The recent low prices and abundance of natural gas have the trucking industry making steps toward implementation of natural gas trucks and fueling stations. Heavy trucks account for more than one-tenth of the oil consumption in the United States and natural gas provides an opportunity for reducing fuel costs and emissions in the industry. 
“The route is known, the mileage is high and economics is the primary decision factor [for liquefied natural gas in heavy trucking],” said Tiffany Groode, director of the HIS Automotive Long-Term Planning and Scenarios Service.  The long distances, regular routes, and high volume capacity of trucks makes supplying for liquid natural gas trucking economical. Liquefied natural gas is about 30% more cost efficient than diesel with current U.S. prices.
While the opportunity seems promising, it proposes a chicken or the egg problem. What will come first: natural gas trucks or natural gas filling stations? The infrastructure does not currently exist for natural gas trucking to be feasible. In order for filling stations to have a purpose, there must be a market for them to serve (i.e. Natural gas trucks need to be somewhat common on the road). For natural gas trucks to be a practical substitute for diesel trucks, they need to be able to travel the same distances and refuel regularly.
So what comes first? In November 2012, T. Boone Pickens, a major oil and gas investor, invested in a network of 70 natural gas fueling stations.  The natural-gas filling stations would be implemented at existing truck stops on major highways spaced about 250 miles apart with a goal of increasing to 150 stations in 2013. There are currently 70 natural gas fueling stations in 33 states. However, most are dormant and awaiting the introduction of the first generation of natural gas trucks.LNG trucks are about an $80,000 premium compared to traditional diesel trucks but would make up for the cost within 3 years without government incentives. Cummins Westport will begin production this month on an 11.9-liter natural gas engine. Other truck manufacturers such as Freightliner, Kenworth, Peterbilt, Volvo, and Navistar are planning to use new LNG rigs on the road by August.
The low prices of natural gas are alluring however; the switch to LNG rigs would also decrease the emissions of greenhouse gases.
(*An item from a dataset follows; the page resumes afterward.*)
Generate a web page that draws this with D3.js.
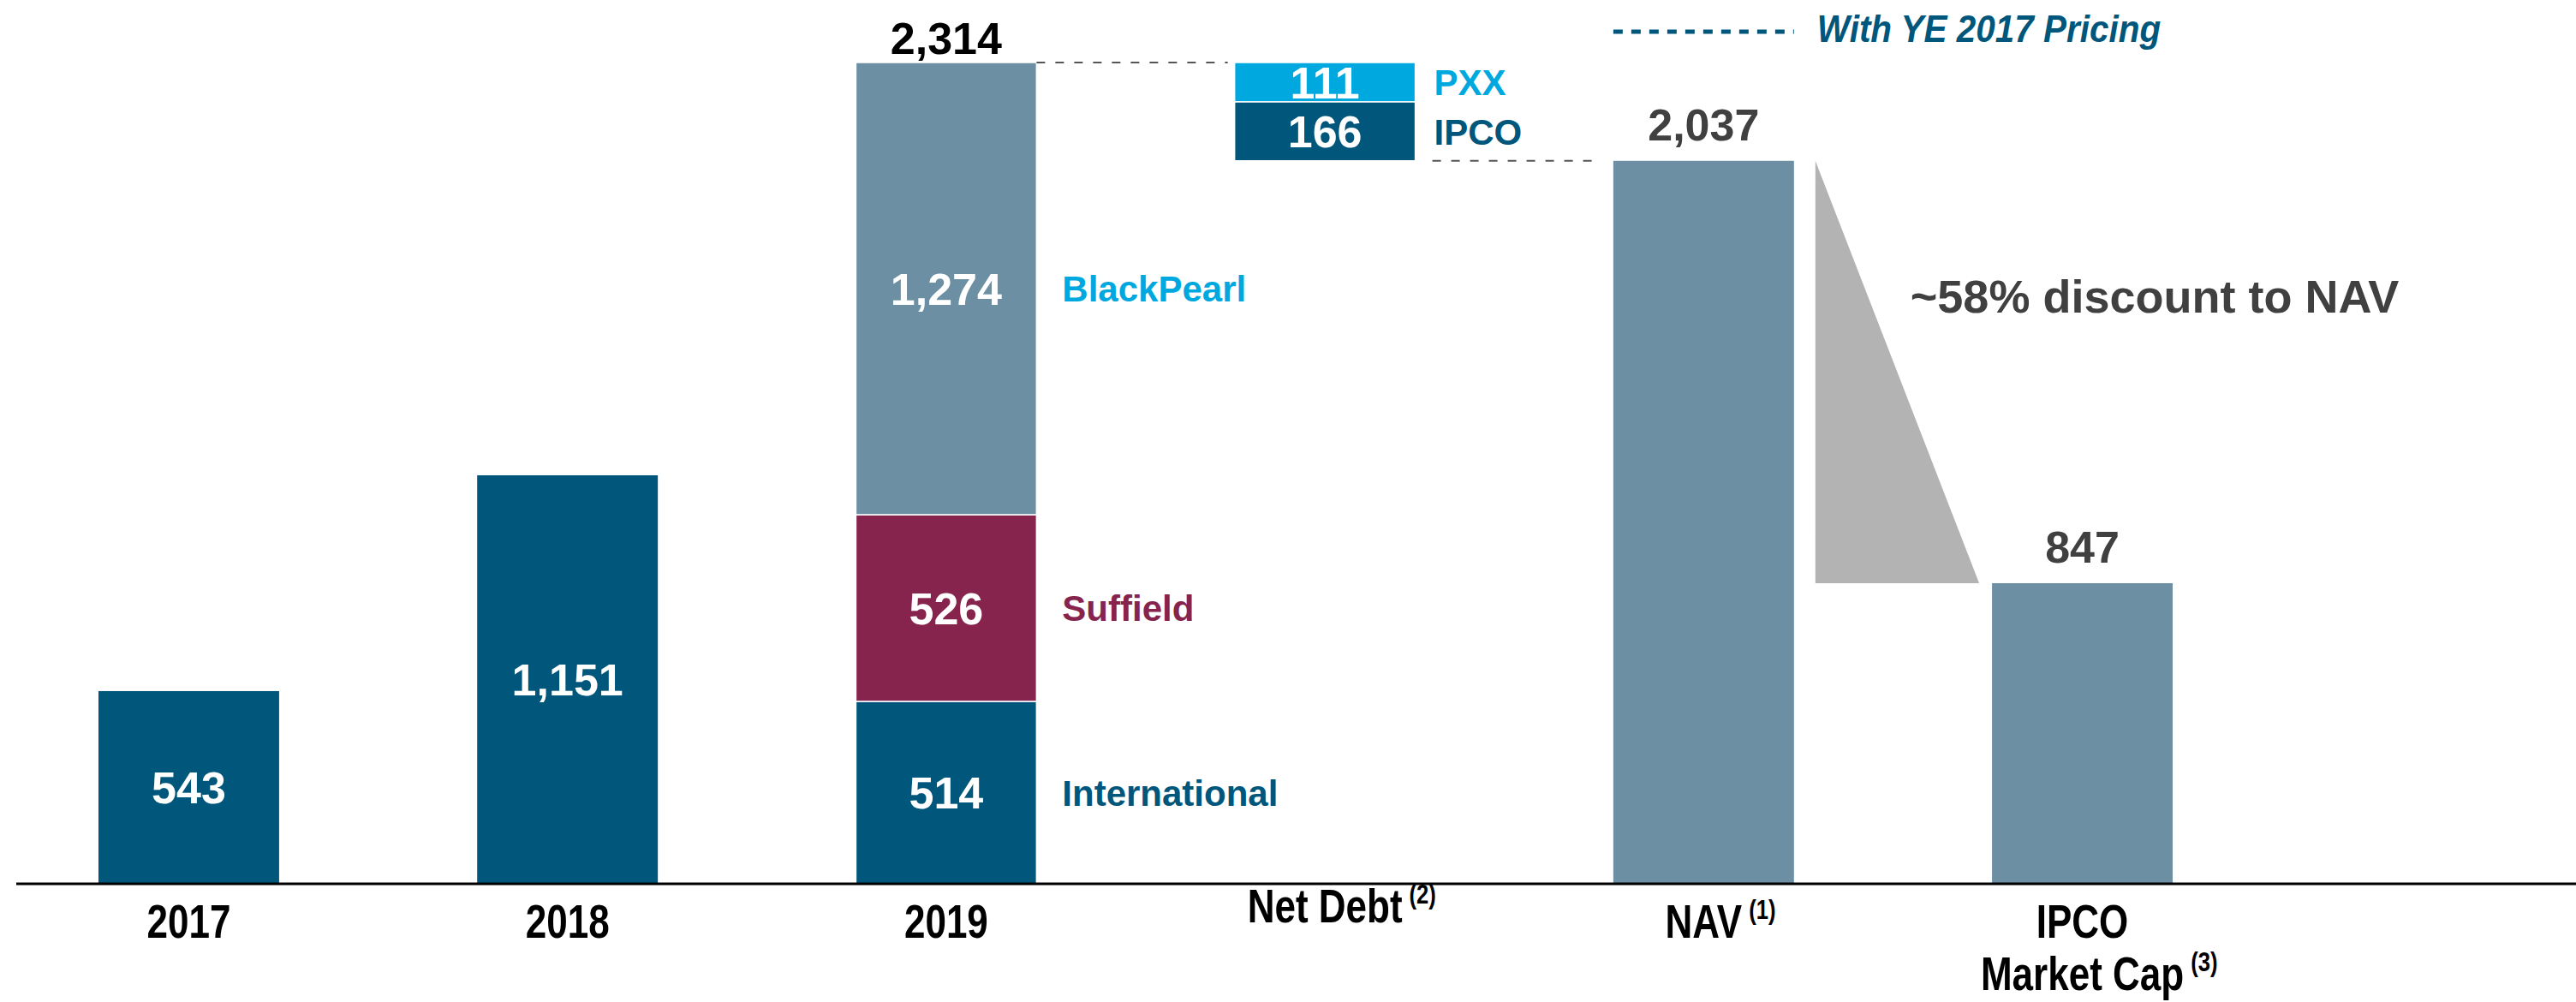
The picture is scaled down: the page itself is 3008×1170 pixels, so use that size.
<!DOCTYPE html>
<html>
<head>
<meta charset="utf-8">
<script src="https://cdn.jsdelivr.net/npm/d3@7"></script>
<style>
body { margin: 0; background: #fff; }
text { font-family: "Liberation Sans", Arial, sans-serif; font-weight: bold; }
</style>
</head>
<body>
<svg id="chart"></svg>
<script>
// chart data
var categories = ["2017", "2018", "2019", "Net Debt", "NAV", "IPCO Market Cap"];
var categoryLines = [["2017"], ["2018"], ["2019"], ["Net Debt"], ["NAV"], ["IPCO", "Market Cap"]];
var categoryNotes = ["", "", "", "(2)", "(1)", "(3)"];

var yearCats = ["2017", "2018"];
var yearValues = [543, 1151];

var segNames = ["International", "Suffield", "BlackPearl"];
var segValues = [514, 526, 1274];

var debtNames = ["PXX", "IPCO"];
var debtValues = [111, 166];

var marketCap = 847;
var pricingNote = "With YE 2017 Pricing";

// colours
var navy = "#00567B", slate = "#6C8FA3", maroon = "#86244E", cyan = "#00A8E0";
var segColours = [navy, maroon, slate];
var segLabelColours = [navy, maroon, cyan];
var debtColours = [cyan, navy];

var W = 3008, H = 1170;
var fmt = d3.format(",");
var squeeze = 0.8; // condensed look for the axis labels

var svg = d3.select("#chart").attr("width", W).attr("height", H);

var total2019 = d3.sum(segValues);
var nav = total2019 - d3.sum(debtValues);

var x = d3.scaleBand()
    .domain(categories)
    .range([0, 2652])
    .paddingInner(0.523)
    .paddingOuter(0.26);
var y = d3.scaleLinear().domain([0, total2019]).range([1032, 73]);
var bw = x.bandwidth();

function valueLabel(cx, yTop, yBot, txt) {
    svg.append("text")
        .attr("x", cx)
        .attr("y", (yTop + yBot) / 2)
        .attr("dy", "0.36em")
        .attr("text-anchor", "middle")
        .style("fill", "#fff")
        .style("font-size", "52px")
        .text(txt);
}

// text squeezed horizontally around its anchor point
function narrowText(px, py, anchor, size, sx) {
    return svg.append("text")
        .attr("transform", "translate(" + px + "," + py + ") scale(" + sx + ",1)")
        .attr("text-anchor", anchor)
        .style("font-size", size + "px");
}

// 2017 / 2018 bars
yearCats.forEach(function (c, i) {
    svg.append("rect")
        .attr("x", x(c))
        .attr("y", y(yearValues[i]))
        .attr("width", bw)
        .attr("height", y(0) - y(yearValues[i]))
        .style("fill", navy);
    valueLabel(x(c) + bw / 2, y(yearValues[i]), y(0), fmt(yearValues[i]));
});

// 2019 stacked bar
var cum = 0;
segValues.forEach(function (v, i) {
    var y0 = y(cum), y1 = y(cum + v);
    svg.append("rect")
        .attr("x", x("2019"))
        .attr("y", y1)
        .attr("width", bw)
        .attr("height", y0 - y1)
        .style("fill", segColours[i])
        .style("stroke", "#fff")
        .style("stroke-width", 1.5);
    valueLabel(x("2019") + bw / 2, y1, y0, fmt(v));
    svg.append("text")
        .attr("x", x("2019") + bw + 30)
        .attr("y", (y0 + y1) / 2)
        .attr("dy", "0.36em")
        .style("fill", segLabelColours[i])
        .style("font-size", "42px")
        .text(segNames[i]);
    cum += v;
});

svg.append("text")
    .attr("x", x("2019") + bw / 2)
    .attr("y", y(total2019) - 10)
    .attr("text-anchor", "middle")
    .style("fill", "#000")
    .style("font-size", "52px")
    .text(fmt(total2019));

// net debt waterfall
var level = total2019;
debtValues.forEach(function (v, i) {
    var y0 = y(level), y1 = y(level - v);
    svg.append("rect")
        .attr("x", x("Net Debt"))
        .attr("y", y0)
        .attr("width", bw)
        .attr("height", y1 - y0)
        .style("fill", debtColours[i])
        .style("stroke", "#fff")
        .style("stroke-width", 1.5);
    valueLabel(x("Net Debt") + bw / 2, y0, y1, fmt(v));
    svg.append("text")
        .attr("x", x("Net Debt") + bw + 22)
        .attr("y", (y0 + y1) / 2)
        .attr("dy", "0.36em")
        .style("fill", debtColours[i])
        .style("font-size", "42px")
        .text(debtNames[i]);
    level -= v;
});

// dashed connectors
svg.append("line")
    .attr("x1", x("2019") + bw).attr("x2", x("Net Debt") - 8)
    .attr("y1", y(total2019)).attr("y2", y(total2019))
    .style("stroke", "#555").style("stroke-width", 2)
    .style("stroke-dasharray", "10,12");
svg.append("line")
    .attr("x1", x("Net Debt") + bw + 20).attr("x2", x("NAV") - 22)
    .attr("y1", y(nav)).attr("y2", y(nav))
    .style("stroke", "#555").style("stroke-width", 2)
    .style("stroke-dasharray", "10,12");

// NAV and market cap bars
[["NAV", nav], ["IPCO Market Cap", marketCap]].forEach(function (d) {
    svg.append("rect")
        .attr("x", x(d[0]))
        .attr("y", y(d[1]))
        .attr("width", bw)
        .attr("height", y(0) - y(d[1]))
        .style("fill", slate);
    svg.append("text")
        .attr("x", x(d[0]) + bw / 2)
        .attr("y", y(d[1]) - 24)
        .attr("text-anchor", "middle")
        .style("fill", "#404040")
        .style("font-size", "52px")
        .text(fmt(d[1]));
});

// discount wedge
var tx1 = x("NAV") + bw + 25, tx2 = x("IPCO Market Cap") - 15;
svg.append("path")
    .attr("d", d3.line()([[tx1, y(nav)], [tx1, y(marketCap)], [tx2, y(marketCap)]]) + "Z")
    .style("fill", "#B3B3B3");

svg.append("text")
    .attr("x", x("NAV") + bw + 136)
    .attr("y", 365)
    .style("fill", "#404040")
    .style("font-size", "54px")
    .text("~" + Math.round((1 - marketCap / nav) * 100) + "% discount to NAV");

// pricing legend
svg.append("line")
    .attr("x1", x("NAV")).attr("x2", x("NAV") + bw)
    .attr("y1", 37).attr("y2", 37)
    .style("stroke", navy).style("stroke-width", 5)
    .style("stroke-dasharray", "11,10");
narrowText(x("NAV") + bw + 27, 49, "start", 44, 0.92)
    .style("fill", navy)
    .style("font-style", "italic")
    .text(pricingNote);

// axis line
svg.append("line")
    .attr("x1", 19).attr("x2", W)
    .attr("y1", y(0)).attr("y2", y(0))
    .style("stroke", "#000").style("stroke-width", 3);

// category labels
categories.forEach(function (c, i) {
    var cx = x(c) + bw / 2;
    var lines = categoryLines[i];
    lines.forEach(function (line, j) {
        var base = (c == "Net Debt" ? 1077 : 1095) + j * 61;
        var t = narrowText(cx, base, "middle", 55, squeeze)
            .style("fill", "#000")
            .text(line);
        if (j == lines.length - 1 && categoryNotes[i]) {
            var w = t.node().getComputedTextLength() * squeeze;
            narrowText(cx + w / 2 + 8, base - 22, "start", 32, squeeze)
                .style("fill", "#000")
                .text(categoryNotes[i]);
        }
    });
});
</script>
</body>
</html>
Natural gas has decreased carbon dioxide emissions by 30 percent but, there is a significant increase in the leakage of methane. Despite this leakage, a switch from diesel to natural gas would decrease total greenhouse gas emissions from 6 to 11 percent.
There are also added benefits to the truck drivers such as a lack of smell and quieter ride. They are required to wear insulated gloves and face shields as they refuel due to the extremely chilled fuel. However, these have not been seen as drawbacks.
Despite the growth of infrastructure, the worry still is that there will not be enough fueling stations in to get from point to point.